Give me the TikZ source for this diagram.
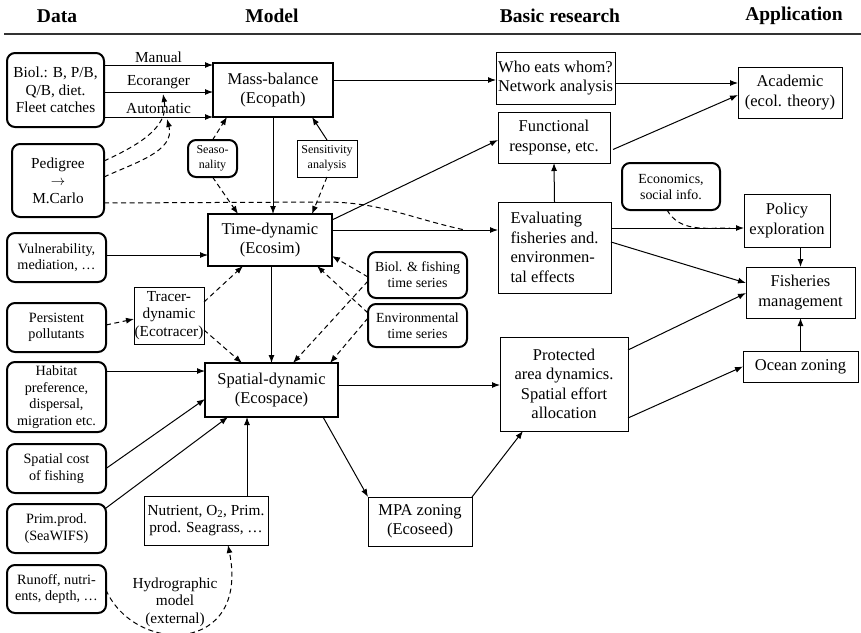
\documentclass[tikz,border=0pt]{standalone}
\usepackage{fontspec}
\setmainfont{Liberation Serif}
\usetikzlibrary{arrows.meta}
\newcommand\fntA{\fontsize{16.5}{19.5}\selectfont}
\newcommand\fntB{\fontsize{15.3}{17.5}\selectfont}
\newcommand\fntC{\fontsize{14.2}{16.5}\selectfont}
\newcommand\fntD{\fontsize{13.9}{16}\selectfont}
\newcommand\fntE{\fontsize{12}{14.5}\selectfont}
\newcommand\fntH{\fontsize{19.5}{22}\selectfont\bfseries}
\begin{document}
\begin{tikzpicture}[x=1pt,y=-1pt,
 every node/.style={inner sep=0pt, outer sep=0pt, align=center},
 wh/.style 2 args={minimum width=#1pt, minimum height=#2pt},
 bx/.style={draw, line width=1pt},
 tbx/.style={draw, line width=2pt},
 rbx/.style={draw, line width=2pt, rounded corners=8pt},
 arr/.style={-{Latex[length=8pt,width=6pt]}, line width=1pt},
 darr/.style={arr, dash pattern=on 5pt off 3.5pt},
 dln/.style={line width=1pt, dash pattern=on 5pt off 3.5pt},
 hdr/.style={font=\fntH}]
\useasboundingbox (0,0) rectangle (861,632);

% headers
\node[hdr] (hData) at (57,16) {Data};
\node[hdr] (hModel) at (272,16) {Model};
\node[hdr] (hBasic) at (560,16) {Basic research};
\node[hdr] (hApp) at (794,16) {Application};
\draw[line width=1.3pt, black!80] (4,34) -- (861,34);

% data column
\node[rbx, wh={97}{74}, font=\fntB] (biol) at (55.5,90) {Biol.: B, P/B,\\Q/B, diet.\\Fleet catches};
\node[rbx, wh={92}{73}, font=\fntB] (ped) at (58,180.5) {Pedigree\\$\rightarrow$\\M.Carlo};
\node[rbx, wh={99}{49}, font=\fntC] (vul) at (56.5,257.5) {Vulnerability,\\mediation, …};
\node[rbx, wh={99}{49}, font=\fntC] (pers) at (56.5,327.5) {Persistent\\pollutants};
\node[rbx, wh={99}{70}, font=\fntC] (hab) at (56.5,397) {Habitat\\preference,\\dispersal,\\migration etc.};
\node[rbx, wh={99}{49}, font=\fntC] (scost) at (56.5,468.5) {Spatial cost\\of fishing};
\node[rbx, wh={99}{49}, font=\fntC] (prim) at (56.5,528.5) {Prim.prod.\\(SeaWIFS)};
\node[rbx, wh={99}{48}, font=\fntC] (run) at (56.5,589) {Runoff, nutri-\\ents, depth, …};

% model column
\node[tbx, wh={120}{54}, font=\fntA] (mass) at (273,90) {Mass-balance\\(Ecopath)};
\node[rbx, wh={49}{37}, font=\fntE] (seas) at (212.5,158.5) {Seaso-\\nality};
\node[bx, wh={60}{37}, font=\fntE] (sens) at (327,158.5) {Sensitivity\\analysis};
\node[tbx, wh={124}{52}, font=\fntA] (ecosim) at (270,240) {Time-dynamic\\(Ecosim)};
\node[bx, wh={70}{57}, font=\fntB] (tracer) at (169,315.5) {Tracer-\\dynamic\\(Ecotracer)};
\node[rbx, wh={99}{46}, font=\fntD] (bfts) at (417.5,275) {Biol. \& fishing\\time series};
\node[rbx, wh={99}{43}, font=\fntD] (envts) at (417.5,325.5) {Environmental\\time series};
\node[tbx, wh={133}{54}, font=\fntA] (ecospace) at (271.5,390) {Spatial-dynamic\\(Ecospace)};
\node[bx, wh={124}{49}, font=\fntB] (nut) at (206,520.5) {Nutrient, O\textsubscript{2}, Prim.\\prod. Seagrass, …};
\node[font=\fntB] (hydro) at (175,602) {Hydrographic\\model\\(external)};
\node[bx, wh={104}{49}, font=\fntA] (mpa) at (420,521.5) {MPA zoning\\(Ecoseed)};

% basic research column
\node[bx, wh={119}{52}, font=\fntA] (who) at (555.5,78) {Who eats whom?\\Network analysis};
\node[bx, wh={112}{51}, font=\fntA] (func) at (554,137.5) {Functional\\response, etc.};
\node[bx, wh={113}{91}, font=\fntA, align=left] (eval) at (554.5,247.5) {Evaluating\\fisheries and.\\environmen-\\tal effects};
\node[bx, wh={128}{94}, font=\fntA] (prot) at (564,384) {Protected\\area dynamics.\\Spatial effort\\allocation};
\node[rbx, wh={98}{47}, font=\fntD] (econ) at (671,186.5) {Economics,\\social info.};

% application column
\node[bx, wh={104}{51}, font=\fntA] (acad) at (790,92.5) {Academic\\(ecol. theory)};
\node[bx, wh={86}{53}, font=\fntA] (policy) at (787,220.5) {Policy\\exploration};
\node[bx, wh={109}{51}, font=\fntA] (fish) at (800.5,292.5) {Fisheries\\management};
\node[bx, wh={115}{31}, font=\fntA] (ocean) at (800.5,366.5) {Ocean zoning};

% data -> mass-balance
\draw[arr] ([yshift=25pt]biol.east) -- ([yshift=25pt]biol.east -| mass.west)
  node[midway, above=2pt, font=\fntB] {Manual};
\draw[arr] ([yshift=-2pt]biol.east) -- ([yshift=-2pt]biol.east -| mass.west)
  node[midway, above=3pt, font=\fntB] {Ecoranger};
\draw[arr] ([yshift=-27pt]biol.east) -- (mass.south west)
  node[midway, above=3pt, font=\fntB] {Automatic};

% pedigree
\coordinate (ecoT) at (163,94);
\coordinate (autoT) at (167,119);
\draw[darr] ([yshift=19.5pt]ped.east) to[out=25,in=-80] (ecoT);
\draw[darr] ([yshift=3.5pt]ped.east) to[out=25,in=-75] (autoT);
\coordinate (mcA) at (325,202);
\coordinate (mcB) at (465,230);
\draw[dln] ([yshift=-22.5pt]ped.east) -- (mcA) to[out=0,in=168] (mcB);

% seasonality / sensitivity
\draw[darr] (seas.north) -- ([xshift=14pt]mass.south west);
\draw[darr] (seas.south) -- ([xshift=30pt]ecosim.north west);
\draw[arr] (sens.north) -- ([xshift=-21pt]mass.south east);
\draw[darr] (sens.south) -- ([xshift=-20pt]ecosim.north east);

% model chain
\draw[arr] (mass.south) -- (mass.south |- ecosim.north);
\draw[arr] (ecospace.north |- ecosim.south) -- (ecospace.north);

% inputs to ecosim / ecospace
\draw[arr] ([yshift=2.5pt]vul.east) -- ([yshift=2.5pt]vul.east -| ecosim.west);
\draw[darr] ([yshift=2.5pt]pers.east) -- ([yshift=-3.5pt]tracer.west);
\draw[darr] ([yshift=13.5pt]tracer.east) -- ([xshift=35pt]ecosim.south west);
\draw[darr] ([yshift=-14.5pt]tracer.east) -- ([xshift=37pt]ecospace.north west);
\draw[arr] ([yshift=26pt]hab.east) -- ([yshift=26pt]hab.east -| ecospace.west);
\draw[arr] (scost.east) -- ([yshift=-9pt]ecospace.west);
\draw[arr] ([yshift=20.5pt]prim.east) -- ([xshift=23pt]ecospace.south west);
\draw[arr] ([xshift=41pt]nut.north) -- ([xshift=41pt]nut.north |- ecospace.south);
\draw[darr] ([yshift=-1pt]run.east) .. controls (135,655) and (250,655) .. ([xshift=84pt]nut.south west);

% time series
\draw[darr] ([yshift=-2pt]bfts.west) -- ([yshift=-16pt]ecosim.east);
\draw[darr] ([yshift=-6pt]bfts.west) -- ([xshift=88pt]ecospace.north west);
\draw[darr] ([yshift=12.5pt]envts.west) -- ([xshift=-15pt]ecosim.south east);
\draw[darr] ([yshift=7.5pt]envts.west) -- ([xshift=-8pt]ecospace.north east);

% to basic research
\draw[arr] ([yshift=10pt]mass.east) -- ([yshift=10pt]mass.east -| who.west);
\draw[arr] ([yshift=-6pt]ecosim.north east) -- ([yshift=-2.5pt]func.west);
\draw[arr] ([yshift=10pt]ecosim.east) -- ([yshift=10pt]ecosim.east -| eval.west);
\draw[arr] (eval.north) -- (func.south);
\draw[arr] ([yshift=5pt]ecospace.east) -- ([yshift=5pt]ecospace.east -| prot.west);
\draw[arr] ([xshift=-15pt]ecospace.south east) -- (mpa.north west);
\draw[arr] (mpa.north east) -- ([xshift=23pt]prot.south west);

% to application
\draw[arr] ([yshift=-5pt]who.east) -- ([yshift=-5pt]who.east -| acad.west);
\draw[arr] ([xshift=3pt,yshift=-12pt]func.east) -- ([yshift=-2.5pt]acad.west);
\draw[arr] ([yshift=19.5pt]eval.east) -- ([yshift=19.5pt]eval.east -| policy.west);
\draw[arr] ([yshift=5.5pt]eval.east) -- ([yshift=9.5pt]fish.west);
\coordinate (ecB) at (730,228);
\draw[dln] ([xshift=-4pt]econ.south) to[out=-60,in=180] (ecB);
\draw[arr] (policy.south -| fish.north) -- (fish.north);
\draw[arr] (ocean.north) -- (fish.south);
\draw[arr] ([yshift=-13pt]prot.north east) -- ([yshift=-0.5pt]fish.west);
\draw[arr] ([yshift=13pt]prot.south east) -- (ocean.west);
\end{tikzpicture}
\end{document}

**GOAL:** From the first line above down to the line with "(4,34) -- (861,34);", reproduce every line and no others, omitting pictures.

**ANSWER IN FULL:**
Give me the TikZ source for this diagram.
\documentclass[tikz,border=0pt]{standalone}
\usepackage{fontspec}
\setmainfont{Liberation Serif}
\usetikzlibrary{arrows.meta}
\newcommand\fntA{\fontsize{16.5}{19.5}\selectfont}
\newcommand\fntB{\fontsize{15.3}{17.5}\selectfont}
\newcommand\fntC{\fontsize{14.2}{16.5}\selectfont}
\newcommand\fntD{\fontsize{13.9}{16}\selectfont}
\newcommand\fntE{\fontsize{12}{14.5}\selectfont}
\newcommand\fntH{\fontsize{19.5}{22}\selectfont\bfseries}
\begin{document}
\begin{tikzpicture}[x=1pt,y=-1pt,
 every node/.style={inner sep=0pt, outer sep=0pt, align=center},
 wh/.style 2 args={minimum width=#1pt, minimum height=#2pt},
 bx/.style={draw, line width=1pt},
 tbx/.style={draw, line width=2pt},
 rbx/.style={draw, line width=2pt, rounded corners=8pt},
 arr/.style={-{Latex[length=8pt,width=6pt]}, line width=1pt},
 darr/.style={arr, dash pattern=on 5pt off 3.5pt},
 dln/.style={line width=1pt, dash pattern=on 5pt off 3.5pt},
 hdr/.style={font=\fntH}]
\useasboundingbox (0,0) rectangle (861,632);

% headers
\node[hdr] (hData) at (57,16) {Data};
\node[hdr] (hModel) at (272,16) {Model};
\node[hdr] (hBasic) at (560,16) {Basic research};
\node[hdr] (hApp) at (794,16) {Application};
\draw[line width=1.3pt, black!80] (4,34) -- (861,34);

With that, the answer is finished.